Second attempt: hacking scrcpy
Since scrcpy already has an adb connection open, grabs the images from the phone and has the ability to send input back to the phone, this was the obvious choice for a second attempt. Luckily for me, scrcpy is open source. It’s written in C and you can build it yourself using the meson build system. I just needed to figure out a way to put OpenCV in between somewhere. I first tried to find an old OpenCV version that’s written in C instead of C++, so I could stick with all the meson compiler settings. After a while I tried to convert everything to C++, but that didn’t work out either.
At last, I found out that it’s not that hard to call C++ from C, using the magic words “extern C”. Then, after fiddling some more with meson and installing OpenCV the right way, I was able to call OpenCV from some function in scrcpy that would update every frame.

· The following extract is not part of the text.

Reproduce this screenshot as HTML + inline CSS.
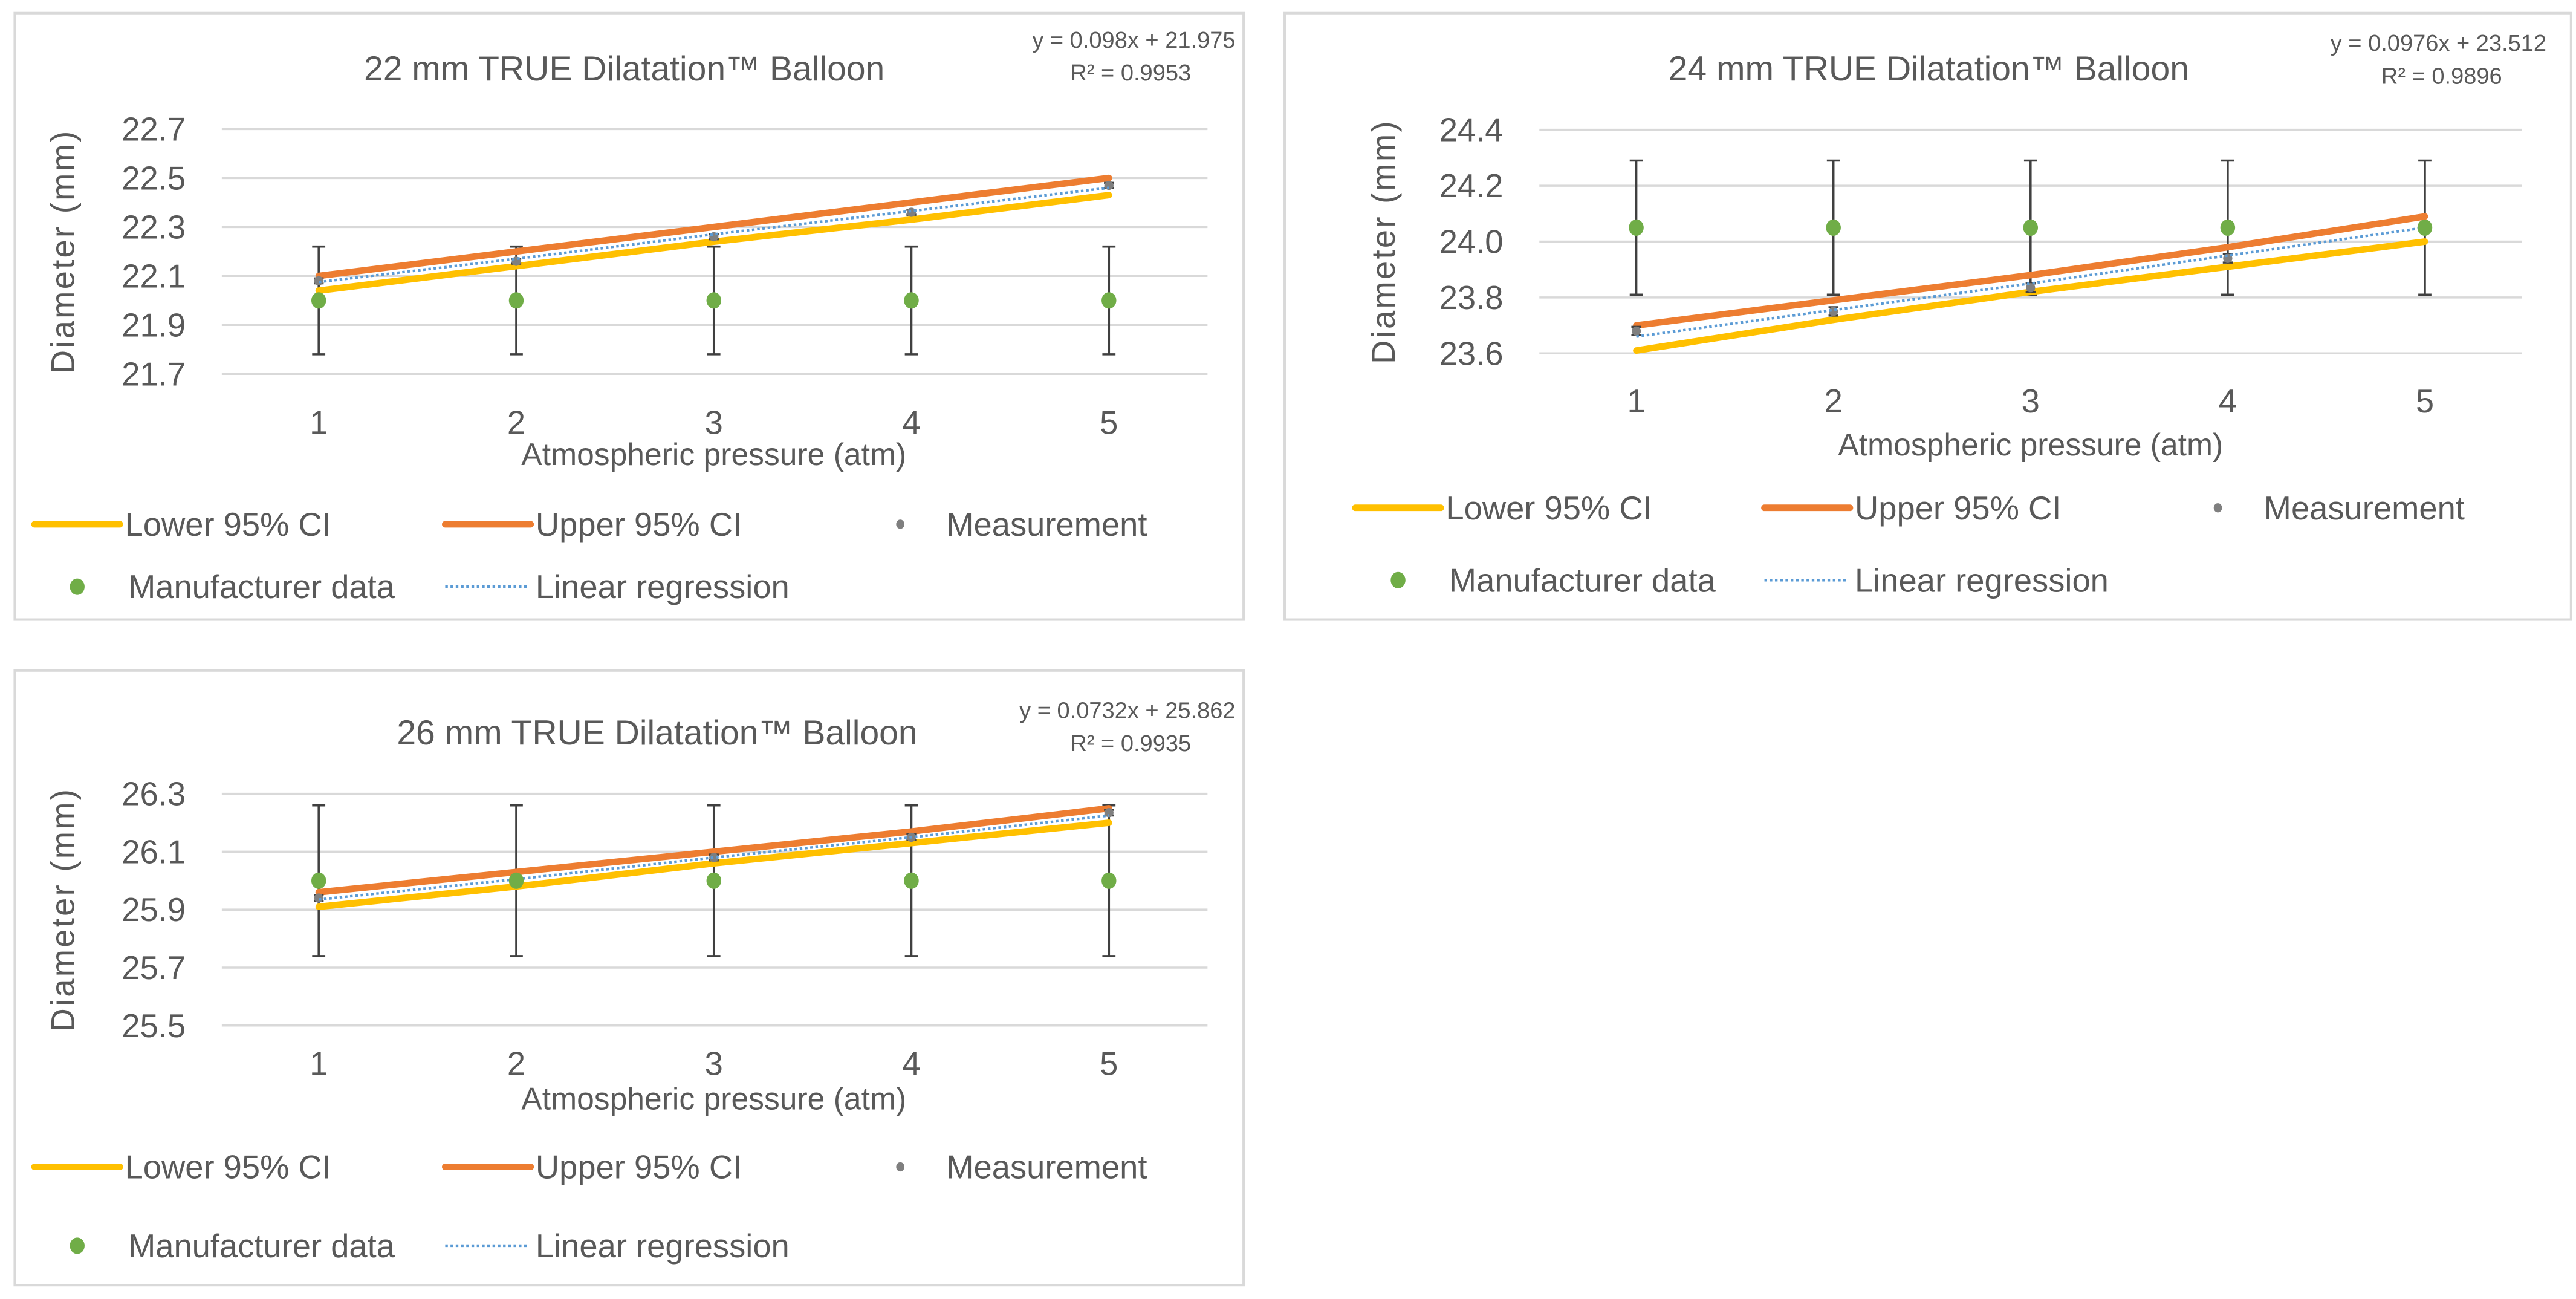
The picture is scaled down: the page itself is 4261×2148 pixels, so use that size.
<!DOCTYPE html>
<html><head><meta charset="utf-8"><style>
html,body{margin:0;padding:0;background:#fff;}
svg{display:block;}
text{font-family:"Liberation Sans",sans-serif;fill:#595959;}
</style></head><body>
<svg id="root" width="4261" height="2148" viewBox="0 0 1568 790.4" preserveAspectRatio="none" xmlns="http://www.w3.org/2000/svg"></svg>
<script>
const xCats=[1,2,3,4,5];
const c1Title="22 mm TRUE Dilatation™ Balloon";
const c1Eq=["y = 0.098x + 21.975","R² = 0.9953"];
const c1Ticks=[21.7,21.9,22.1,22.3,22.5,22.7];
const c1Lower=[22.04,22.14,22.24,22.33,22.43];
const c1Upper=[22.10,22.20,22.30,22.40,22.50];
const c1Meas=[22.08,22.16,22.26,22.36,22.47];
const c1MeasErr=[0.01,0.01,0.01,0.01,0.01];
const c1Manu=[22.0,22.0,22.0,22.0,22.0];
const c1ManuErr=[0.22,0.22,0.22,0.22,0.22];
const c1Reg=[22.075,22.17,22.27,22.365,22.46];

const c2Title="24 mm TRUE Dilatation™ Balloon";
const c2Eq=["y = 0.0976x + 23.512","R² = 0.9896"];
const c2Ticks=[23.6,23.8,24.0,24.2,24.4];
const c2Lower=[23.61,23.72,23.82,23.91,24.00];
const c2Upper=[23.70,23.79,23.88,23.98,24.09];
const c2Meas=[23.68,23.75,23.835,23.94,24.05];
const c2MeasErr=[0.015,0.015,0.015,0.015,0.015];
const c2Manu=[24.05,24.05,24.05,24.05,24.05];
const c2ManuErr=[0.24,0.24,0.24,0.24,0.24];
const c2Reg=[23.66,23.755,23.85,23.95,24.05];

const c3Title="26 mm TRUE Dilatation™ Balloon";
const c3Eq=["y = 0.0732x + 25.862","R² = 0.9935"];
const c3Ticks=[25.5,25.7,25.9,26.1,26.3];
const c3Lower=[25.91,25.98,26.06,26.13,26.20];
const c3Upper=[25.96,26.03,26.10,26.17,26.25];
const c3Meas=[25.94,26.01,26.08,26.15,26.235];
const c3MeasErr=[0.01,0.01,0.01,0.01,0.01];
const c3Manu=[26.0,26.0,26.0,26.0,26.0];
const c3ManuErr=[0.26,0.26,0.26,0.26,0.26];
const c3Reg=[25.935,26.005,26.08,26.15,26.225];

const NS="http://www.w3.org/2000/svg";
const root=document.getElementById('root');
function mk(tag,attrs,parent,txt){const e=document.createElementNS(NS,tag);for(const k in attrs)e.setAttribute(k,attrs[k]);if(txt!==undefined)e.textContent=txt;parent.appendChild(e);return e;}

function chart(cfg,d){
  const g=mk('g',{},root);
  
  
  const box=mk('rect',{x:cfg.bx,y:cfg.by,width:cfg.bw,height:cfg.bh,fill:'#fff',stroke:'#d9d9d9','stroke-width':1.5},g);
  
  
  const t=mk('text',{x:cfg.tx,y:cfg.ty,'font-size':21,'text-anchor':'middle'},g,d.title);
  
  
  const e1=mk('text',{x:cfg.ex,y:cfg.ey,'font-size':14,'text-anchor':'end'},g,d.eq[0]);
  
  
  const e2=mk('text',{x:cfg.ex-27,y:cfg.ey+20,'font-size':14,'text-anchor':'end'},g,d.eq[1]);
  
  
  const t0=d.ticks[0],t1=d.ticks[d.ticks.length-1];
  const Y=v=>cfg.yb+(v-t0)/(t1-t0)*(cfg.yt-cfg.yb);
  const X=v=>cfg.x1+(v-1)/4*(cfg.x5-cfg.x1);
  d.ticks.forEach(v=>{
    const l=mk('line',{x1:cfg.gx0,x2:cfg.gx1,y1:Y(v),y2:Y(v),stroke:'#d9d9d9','stroke-width':1.3},g);
    
    
    const tl=mk('text',{x:cfg.gx0-22,y:Y(v)+7,'font-size':20,'text-anchor':'end'},g,v.toFixed(1));
    
    
  });
  xCats.forEach(c=>{
    const tl=mk('text',{x:X(c),y:cfg.xly,'font-size':20,'text-anchor':'middle'},g,String(c));
    
    
  });
  const xt=mk('text',{x:(cfg.x1+cfg.x5)/2,y:cfg.xty,'font-size':19,'text-anchor':'middle'},g,'Atmospheric pressure (atm)');
  
  
  const yt=mk('text',{x:0,y:0,'font-size':20,'text-anchor':'middle','letter-spacing':1.2,transform:`translate(${cfg.ytx},${(cfg.yt+cfg.yb)/2}) rotate(-90)`},g,'Diameter (mm)');
  
  
  const pts=a=>a.map((v,i)=>X(xCats[i])+','+Y(v)).join(' ');
  d.manu.forEach((v,i)=>{
    const x=X(xCats[i]);const lo=Y(v-d.manuErr[i]),hi=Y(v+d.manuErr[i]);
    const eb=mk('path',{d:`M${x},${lo}V${hi}M${x-4},${lo}H${x+4}M${x-4},${hi}H${x+4}`,stroke:'#404040','stroke-width':1.3,fill:'none'},g);
    
    
  });
  const lo=mk('polyline',{points:pts(d.lower),fill:'none',stroke:'#ffc000','stroke-width':4,'stroke-linecap':'round'},g);
  
  
  const up=mk('polyline',{points:pts(d.upper),fill:'none',stroke:'#ed7d31','stroke-width':4,'stroke-linecap':'round'},g);
  
  
  d.meas.forEach((v,i)=>{
    const x=X(xCats[i]);const a=Y(v-d.measErr[i]),b=Y(v+d.measErr[i]);
    const eb=mk('path',{d:`M${x},${a}V${b}M${x-3},${a}H${x+3}M${x-3},${b}H${x+3}`,stroke:'#404040','stroke-width':1.3,fill:'none'},g);
    
    
    const m=mk('circle',{cx:x,cy:Y(v),r:2.8,fill:'#7f7f7f'},g);
    
    
  });
  const rg=mk('polyline',{points:pts(d.reg),fill:'none',stroke:'#5b9bd5','stroke-width':1.6,'stroke-dasharray':'1.6 1.6'},g);
  
  
  d.manu.forEach((v,i)=>{
    const m=mk('ellipse',{cx:X(xCats[i]),cy:Y(v),rx:4.5,ry:5,fill:'#70ad47'},g);
    
    
  });
  const L=cfg.leg;
  const items=[
    {n:'legend-lower-ci',type:'line',c:'#ffc000',lx:L.c1,y:L.r1,txt:'Lower 95% CI',tx:L.c1+55},
    {n:'legend-upper-ci',type:'line',c:'#ed7d31',lx:L.c2,y:L.r1,txt:'Upper 95% CI',tx:L.c2+55},
    {n:'legend-measurement',type:'dot',c:'#7f7f7f',lx:L.c3,y:L.r1,txt:'Measurement',tx:L.c3+28,r:2.8},
    {n:'legend-manufacturer',type:'dot',c:'#70ad47',lx:L.c1+26,y:L.r2,txt:'Manufacturer data',tx:L.c1+57,r:5},
    {n:'legend-linear-regression',type:'dash',c:'#5b9bd5',lx:L.c2,y:L.r2,txt:'Linear regression',tx:L.c2+55}
  ];
  items.forEach(it=>{
    const lg=mk('g',{},g);
    
    
    if(it.type==='line')mk('line',{x1:it.lx,x2:it.lx+52,y1:it.y,y2:it.y,stroke:it.c,'stroke-width':4,'stroke-linecap':'round'},lg);
    else if(it.type==='dash')mk('line',{x1:it.lx,x2:it.lx+50,y1:it.y,y2:it.y,stroke:it.c,'stroke-width':1.6,'stroke-dasharray':'1.6 1.6'},lg);
    else mk('ellipse',{cx:it.lx,cy:it.y,rx:it.r*0.9,ry:it.r,fill:it.c},lg);
    mk('text',{x:it.tx,y:it.y+7,'font-size':20},lg,it.txt);
  });
}
chart({id:'chart-22mm',bx:9,by:8,bw:748,bh:369,tx:380,ty:49,ex:752,ey:29,gx0:135,gx1:735,yt:78.5,yb:227.5,x1:194,x5:675,xly:264,xty:283,ytx:45,leg:{c1:21,c2:271,c3:548,r1:319,r2:357}},
 {title:c1Title,eq:c1Eq,ticks:c1Ticks,lower:c1Lower,upper:c1Upper,meas:c1Meas,measErr:c1MeasErr,manu:c1Manu,manuErr:c1ManuErr,reg:c1Reg});
chart({id:'chart-24mm',bx:782,by:8,bw:783,bh:369,tx:1174,ty:49,ex:1550,ey:31,gx0:937,gx1:1535,yt:79,yb:215,x1:996,x5:1476,xly:251,xty:277,ytx:849,leg:{c1:825,c2:1074,c3:1350,r1:309,r2:353}},
 {title:c2Title,eq:c2Eq,ticks:c2Ticks,lower:c2Lower,upper:c2Upper,meas:c2Meas,measErr:c2MeasErr,manu:c2Manu,manuErr:c2ManuErr,reg:c2Reg});
chart({id:'chart-26mm',bx:9,by:408,bw:748,bh:374,tx:400,ty:453,ex:752,ey:437,gx0:135,gx1:735,yt:483,yb:624,x1:194,x5:675,xly:654,xty:675,ytx:45,leg:{c1:21,c2:271,c3:548,r1:710,r2:758}},
 {title:c3Title,eq:c3Eq,ticks:c3Ticks,lower:c3Lower,upper:c3Upper,meas:c3Meas,measErr:c3MeasErr,manu:c3Manu,manuErr:c3ManuErr,reg:c3Reg});
</script>
</body></html>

The next challenge was to figure out how to convert an ffmpeg AVFrame to an OpenCV mat. Basically, not everyone uses the same conventions as to how a picture is defined, and I needed OpenCV to understand the one used in scrcpy. I never really succeeded in doing so, but at some point, I succeeded to get 3 times the same picture, horizontally adjacent to each other (something tells me these are the R, G and B channel of the picture). I don’t care too much about these colors since the HoughCircles method uses a GrayScale image anyways, so I just ran the method on that picture and so it would extract the ball 3 times at different coordinates. No problem, we just grab the first circle coordinates, do some hocus pocus with the resolutions of the frame and the phone’s screen, and voila, we know where to tap.
Of course, this cannot be done through adb, but has to go through the scrcpy’s input manager itself. That’s where I’m at now. I hope to find time to finish this project so I can get the high score!
Detecting the same circle three times using HoughCircles.
Update 2020-10-17 - Fixed the image conversion
After some hours of struggling, I found a kind stranger’s code on the internet, who managed to make the conversion from ffmpeg AVFrame to OpenCV mat. Lots of obscure errors later, of which I understood very few due to my limited knowledge on C++, a correctly filled OpenCV mat showed up, accessible for OpenCV. Even the scaling feature works, so OpenCV doesn’t have to process that many pixels, which probably results in faster computation. However, the latency problem remains, and simple tricks like tapping on the lower end of the ball don’t work, so we’ll have to move on to something more sophisticated: predicting the ball trajectory. To be continued…
Update 2020-10-18 - It kind of works!
Briefly, just briefly, I considered fitting the parabola that the ball would describe in pixel space, and predicting where it’d be in a couple of frames. ‘A couple’ being the number of frames that could be rendered in one ‘loop’: from the time the frame currently being processed was rendered until the moment the tap that is going to be sent out is registered on the phone. However, in engineering classes, we were taught to approximate - agressively. So what’s the easiest meaningful prediction for the ball trajectory that you can make?
First, You assume that the ball’s speed is constant (which it is in the x direction, just not in y due to gravity). Then, you can measure this speed by comparing the position of the ball in the current frame to that in the previous. Assuming that the frame rate is constant, you now have a measure for the speed of the ball in pixels per frame. You again assume that this speed will remain constant, and multiplying this speed by delta_t number of frames, you now have an approximation of where the ball will be in delta_t frames.
After modifying the code, this approach seemed to work! The scores were much higher, and it even got up to 44 once. It’s still not perfect, due to two reasons, I believe. The first one is that there are boundaries to the game that are not taken into account by the program: the ball will bounce off the edge of the screen, resulting in a speed that’s inverse in the x direction. The second one is that the tap that I’ve estimated the latency of one loop to be 5 frames, and this is assumed to be constant. If the frame rate drops, the prediction is probably going to be wrong.
Conclusion
The program isn’t perfect, but it can play the soccer game better than I do, so I think that’s quite cool. It also has more potential than just this game, because with a few small modifications, you are free to unleash the power of OpenCV onto any application that will run on an android device. I think it can be improved by reviewing some of the assumptions above, but I’m leaving it as it is. I learned a thing or two about C++, and I’m satisfied with the result, so I’m moving on to other projects.